Local media have reported that CCID Consulting Co Ltd, a research unit under the Ministry of Information Industry (MII) expects the amount of investment in 3G to reach 252 bln yuan, with 3G handset sales expected to reach 100 bln yuan and the total number of subscribers to exceed 400 mln by 2006.
"In the future, the launch of 3G will give a major boost to the development of the telecommunications industry, and increasing capital expenditure on 3G systems and equipment will be a trend from 2004 to 2007," Lu Guoying, a senior analyst with CCID was quoted as saying earlier.
"There's no demand for it (3G) and no applications," Kan said.

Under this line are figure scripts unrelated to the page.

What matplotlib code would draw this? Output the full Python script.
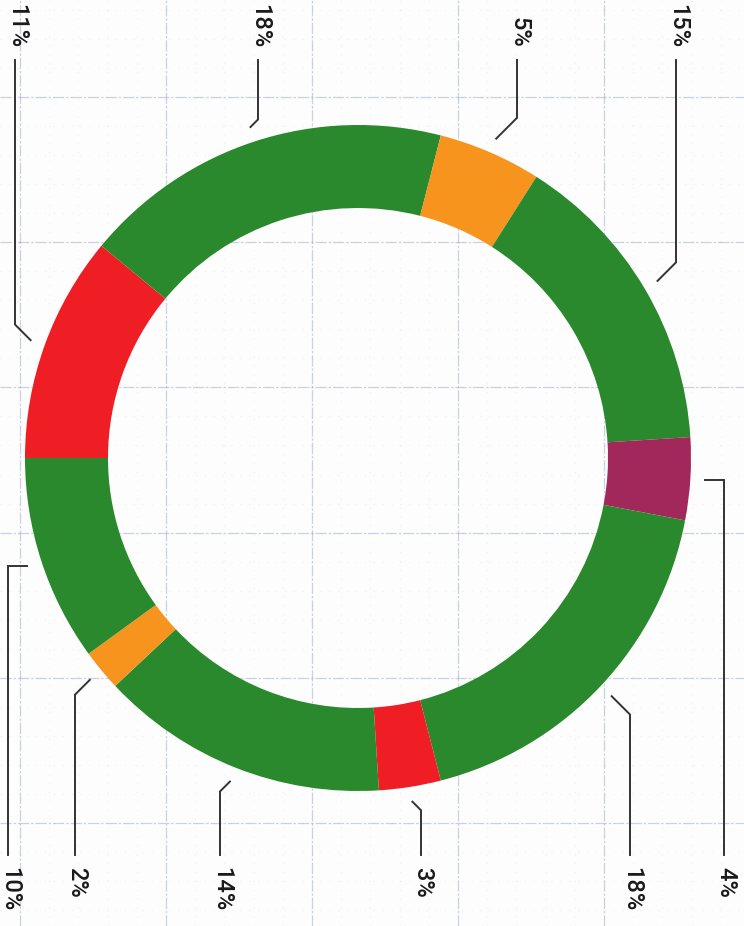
import numpy as np
import matplotlib
matplotlib.use("Agg")
import matplotlib.pyplot as plt

# ---- data ----
values = [11, 18, 5, 15, 4, 18, 3, 14, 2, 10]
labels = ["11%", "18%", "5%", "15%", "4%", "18%", "3%", "14%", "2%", "10%"]
colors = ["#EE1E24", "#2A892D", "#F7941E", "#2A892D", "#A2285C",
          "#2A892D", "#EE1E24", "#2A892D", "#F7941E", "#2A892D"]

# ---- layout (pixel positions of the label columns) ----
label_x = [15, 258, 517, 676, 724, 630, 421, 220, 75, 8]
elbow_flat = [False, False, False, False, True, False, False, False, False, True]

W, H = 744, 926
cx, cy = 358, H - 458
R_OUT, WIDTH = 333, 83
R_ANCHOR = 348

fig = plt.figure(figsize=(W / 100, H / 100), dpi=100)
fig.patch.set_facecolor("#fdfdfd")
ax = fig.add_axes([0, 0, 1, 1])
ax.set_facecolor("#fdfdfd")

# grid paper background
grid_col = (0.60, 0.66, 0.80)
major_x = np.arange(20, W, 146)
major_y = np.arange(97, H, 145.2)
for gx in major_x:
    ax.axvline(gx, color=grid_col, lw=0.9, alpha=0.5, ls=(0, (9, 1.5, 2, 1.5)), zorder=0)
for gy in major_y:
    ax.axhline(H - gy, color=grid_col, lw=0.9, alpha=0.5, ls=(0, (9, 1.5, 2, 1.5)), zorder=0)
for gx in np.arange(20 - 146, W, 146 / 5):
    ax.axvline(gx, color=grid_col, lw=0.8, alpha=0.15, ls=(0, (1, 7)), zorder=0)
for gy in np.arange(97 - 145.2, H, 145.2 / 5):
    ax.axhline(H - gy, color=grid_col, lw=0.8, alpha=0.15, ls=(0, (1, 7)), zorder=0)

wedges, _ = ax.pie(values, colors=colors, startangle=180, counterclock=False,
                   radius=R_OUT, center=(cx, cy),
                   wedgeprops=dict(width=WIDTH, linewidth=0))

ax.set_xlim(0, W)
ax.set_ylim(0, H)
ax.set_aspect("equal")
ax.axis("off")

line_col = "#333333"
top_end = H - 60
bot_end = H - 855
for w, lab, lx, flat in zip(wedges, labels, label_x, elbow_flat):
    mid = np.deg2rad((w.theta1 + w.theta2) / 2)
    ax_ = cx + R_ANCHOR * np.cos(mid)
    ay_ = cy + R_ANCHOR * np.sin(mid)
    top = np.sin(mid) > 0
    dx = abs(lx - ax_)
    if flat:
        ey = ay_
    else:
        ey = ay_ + dx if top else ay_ - dx
    yend = top_end if top else bot_end
    ax.plot([ax_, lx, lx], [ay_, ey, yend], color=line_col, lw=1.4,
            solid_joinstyle="miter", zorder=3)
    tx = max(lx + 2, 10)
    if top:
        ax.text(tx, H - 48, lab, rotation=270, rotation_mode="anchor",
                ha="right", va="center", fontsize=17, color="#1a1a1a",
                family="Roboto", fontweight="medium")
    else:
        ax.text(tx, H - 867, lab, rotation=270, rotation_mode="anchor",
                ha="left", va="center", fontsize=17, color="#1a1a1a",
                family="Roboto", fontweight="medium")

fig.savefig("out.png", dpi=100, facecolor=fig.get_facecolor())
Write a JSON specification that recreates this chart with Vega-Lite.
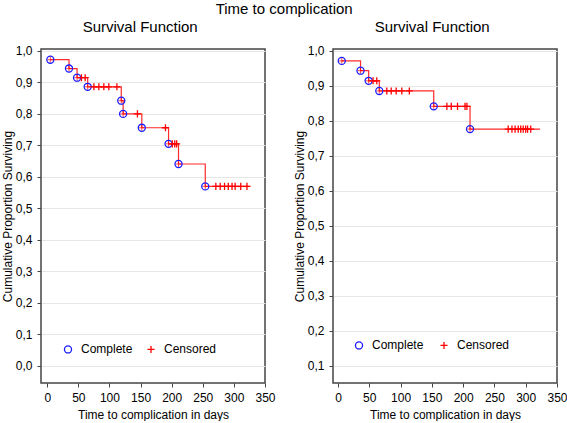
{
  "$schema": "https://vega.github.io/schema/vega-lite/v6.json",
  "padding": {"left": 0, "top": 1, "right": 0, "bottom": 0},
  "title": {"text": "Time to complication", "fontSize": 15, "fontWeight": "normal", "anchor": "middle", "offset": 2, "color": "black"},
  "datasets": {
    "left": [
      {"day": 5, "s": 0.971, "status": "Complete"},
      {"day": 35, "s": 0.943, "status": "Complete"},
      {"day": 48, "s": 0.914, "status": "Complete"},
      {"day": 55, "s": 0.914, "status": "Censored"},
      {"day": 61, "s": 0.914, "status": "Censored"},
      {"day": 65, "s": 0.885, "status": "Complete"},
      {"day": 75, "s": 0.885, "status": "Censored"},
      {"day": 83, "s": 0.885, "status": "Censored"},
      {"day": 91, "s": 0.885, "status": "Censored"},
      {"day": 99, "s": 0.885, "status": "Censored"},
      {"day": 112, "s": 0.885, "status": "Censored"},
      {"day": 119, "s": 0.841, "status": "Complete"},
      {"day": 122, "s": 0.799, "status": "Complete"},
      {"day": 145, "s": 0.799, "status": "Censored"},
      {"day": 152, "s": 0.755, "status": "Complete"},
      {"day": 190, "s": 0.755, "status": "Censored"},
      {"day": 195, "s": 0.704, "status": "Complete"},
      {"day": 201, "s": 0.704, "status": "Censored"},
      {"day": 205, "s": 0.704, "status": "Censored"},
      {"day": 208, "s": 0.704, "status": "Censored"},
      {"day": 211, "s": 0.640, "status": "Complete"},
      {"day": 254, "s": 0.569, "status": "Complete"},
      {"day": 271, "s": 0.569, "status": "Censored"},
      {"day": 278, "s": 0.569, "status": "Censored"},
      {"day": 285, "s": 0.569, "status": "Censored"},
      {"day": 291, "s": 0.569, "status": "Censored"},
      {"day": 297, "s": 0.569, "status": "Censored"},
      {"day": 302, "s": 0.569, "status": "Censored"},
      {"day": 311, "s": 0.569, "status": "Censored"},
      {"day": 321, "s": 0.569, "status": "Censored"},
      {"day": 325, "s": 0.569, "status": "End"}
    ],
    "right": [
      {"day": 6, "s": 0.971, "status": "Complete"},
      {"day": 36, "s": 0.943, "status": "Complete"},
      {"day": 49, "s": 0.914, "status": "Complete"},
      {"day": 56, "s": 0.914, "status": "Censored"},
      {"day": 62, "s": 0.914, "status": "Censored"},
      {"day": 66, "s": 0.885, "status": "Complete"},
      {"day": 78, "s": 0.885, "status": "Censored"},
      {"day": 85, "s": 0.885, "status": "Censored"},
      {"day": 93, "s": 0.885, "status": "Censored"},
      {"day": 102, "s": 0.885, "status": "Censored"},
      {"day": 114, "s": 0.885, "status": "Censored"},
      {"day": 153, "s": 0.841, "status": "Complete"},
      {"day": 174, "s": 0.841, "status": "Censored"},
      {"day": 181, "s": 0.841, "status": "Censored"},
      {"day": 191, "s": 0.841, "status": "Censored"},
      {"day": 203, "s": 0.841, "status": "Censored"},
      {"day": 206, "s": 0.841, "status": "Censored"},
      {"day": 211, "s": 0.776, "status": "Complete"},
      {"day": 272, "s": 0.776, "status": "Censored"},
      {"day": 278, "s": 0.776, "status": "Censored"},
      {"day": 283, "s": 0.776, "status": "Censored"},
      {"day": 288, "s": 0.776, "status": "Censored"},
      {"day": 292, "s": 0.776, "status": "Censored"},
      {"day": 296, "s": 0.776, "status": "Censored"},
      {"day": 300, "s": 0.776, "status": "Censored"},
      {"day": 303, "s": 0.776, "status": "Censored"},
      {"day": 308, "s": 0.776, "status": "Censored"},
      {"day": 323, "s": 0.776, "status": "End"}
    ]
  },
  "hconcat": [
    {
      "width": 224,
      "height": 334,
      "title": {"text": "Survival Function", "frame": "bounds", "dx": 2},
      "data": {"name": "left"},
      "encoding": {
        "x": {"field": "day", "type": "quantitative", "scale": {"domain": [-10, 350], "nice": false, "zero": false},
              "axis": {"title": "Time to complication in days", "values": [0, 50, 100, 150, 200, 250, 300, 350], "grid": false}},
        "y": {"field": "s", "type": "quantitative", "scale": {"domain": [-0.055, 1.005], "nice": false, "zero": false},
              "axis": {"title": "Cumulative Proportion Surviving", "values": [0, 0.1, 0.2, 0.3, 0.4, 0.5, 0.6, 0.7, 0.8, 0.9, 1.0],
                       "labelExpr": "replace(format(datum.value, '.1f'), '.', ',')"}}
      },
      "layer": [
        {"mark": {"type": "line", "interpolate": "step-after", "color": "#ff2a2a", "strokeWidth": 1.2}},
        {"transform": [{"filter": "datum.status === 'Complete'"}],
         "mark": {"type": "point", "shape": "M-1,0L1,0M0,-1L0,1", "color": "#ff0000", "filled": false, "size": 30, "strokeWidth": 1}},
        {"transform": [{"filter": "datum.status !== 'End'"}],
         "mark": {"type": "point", "filled": false, "size": 50, "strokeWidth": 1.3, "opacity": 1},
         "encoding": {
           "color": {"field": "status", "type": "nominal", "scale": {"domain": ["Complete", "Censored"], "range": ["#1a1aff", "#ff0000"]},
                     "legend": {"orient": "none", "legendX": 21, "legendY": 294, "direction": "horizontal", "title": null, "padding": 0, "columnPadding": 11, "labelOffset": 7}},
           "shape": {"field": "status", "type": "nominal", "scale": {"domain": ["Complete", "Censored"], "range": ["circle", "M-1,0L1,0M0,-1L0,1"]},
                     "legend": {"orient": "none", "legendX": 21, "legendY": 294, "direction": "horizontal", "title": null, "padding": 0, "columnPadding": 11, "labelOffset": 7}}
         }}
      ]
    },
    {
      "width": 224,
      "height": 334,
      "title": {"text": "Survival Function", "frame": "bounds", "dx": 2},
      "data": {"name": "right"},
      "encoding": {
        "x": {"field": "day", "type": "quantitative", "scale": {"domain": [-8, 350], "nice": false, "zero": false},
              "axis": {"title": "Time to complication in days", "values": [0, 50, 100, 150, 200, 250, 300, 350], "grid": false}},
        "y": {"field": "s", "type": "quantitative", "scale": {"domain": [0.05, 1.005], "nice": false, "zero": false},
              "axis": {"title": "Cumulative Proportion Surviving", "values": [0.1, 0.2, 0.3, 0.4, 0.5, 0.6, 0.7, 0.8, 0.9, 1.0],
                       "labelExpr": "replace(format(datum.value, '.1f'), '.', ',')"}}
      },
      "layer": [
        {"mark": {"type": "line", "interpolate": "step-after", "color": "#ff2a2a", "strokeWidth": 1.2}},
        {"transform": [{"filter": "datum.status === 'Complete'"}],
         "mark": {"type": "point", "shape": "M-1,0L1,0M0,-1L0,1", "color": "#ff0000", "filled": false, "size": 30, "strokeWidth": 1}},
        {"transform": [{"filter": "datum.status !== 'End'"}],
         "mark": {"type": "point", "filled": false, "size": 50, "strokeWidth": 1.3, "opacity": 1},
         "encoding": {
           "color": {"field": "status", "type": "nominal", "scale": {"domain": ["Complete", "Censored"], "range": ["#1a1aff", "#ff0000"]},
                     "legend": {"orient": "none", "legendX": 20, "legendY": 290, "direction": "horizontal", "title": null, "padding": 0, "columnPadding": 13, "labelOffset": 7}},
           "shape": {"field": "status", "type": "nominal", "scale": {"domain": ["Complete", "Censored"], "range": ["circle", "M-1,0L1,0M0,-1L0,1"]},
                     "legend": {"orient": "none", "legendX": 20, "legendY": 290, "direction": "horizontal", "title": null, "padding": 0, "columnPadding": 13, "labelOffset": 7}}
         }}
      ]
    }
  ],
  "resolve": {"scale": {"x": "independent", "y": "independent", "color": "independent", "shape": "independent"}},
  "spacing": 16,
  "config": {
    "font": "Liberation Sans",
    "view": {"stroke": "#444444", "strokeWidth": 1.5},
    "title": {"fontSize": 15, "fontWeight": "normal", "color": "black", "offset": 10},
    "axis": {"labelFontSize": 12, "titleFontSize": 12, "titleFontWeight": "normal", "labelColor": "black", "titleColor": "black",
             "domain": false, "tickColor": "#444444", "tickSize": 4, "labelPadding": 5, "titlePadding": 6, "labelFlush": false,
             "gridColor": "#e6e6e6", "gridWidth": 1},
    "axisY": {"titlePadding": 1},
    "legend": {"labelFontSize": 12, "labelColor": "black", "symbolStrokeWidth": 1.3, "symbolSize": 50}
  }
}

While there is little awareness of 3G among mobile phone users in China, investors are betting that demand will soar once the technology is put on the market, he said.
However, he sees this prospect as unlikely.
"If there's no demand now, you better not put it on the market," he said, arguing that 3G would go the same way as ISDN.
ISDN, an Internet service launched in the 90s, was quickly replaced by ADSL and has almost disappeared from the market, according to Kan.
He that the consumer base in China did not have as much potential for the technology as was predicted.
"China's social revolution is incomplete, we're not an industrialized country," he said, referring to the fact that the majority of China's population still resides in the countryside in poor conditions, and had no need for such sophisticated technology.
"Imagine if the empress Ci Xi had a 1,000 watt power generator," he joked, alluding to the 19th century ruler of China.
Turning to Nokia, Ericsson and Motorola representatives, whose companies have invested heavily in 3G, he added: "Keep your options (open)."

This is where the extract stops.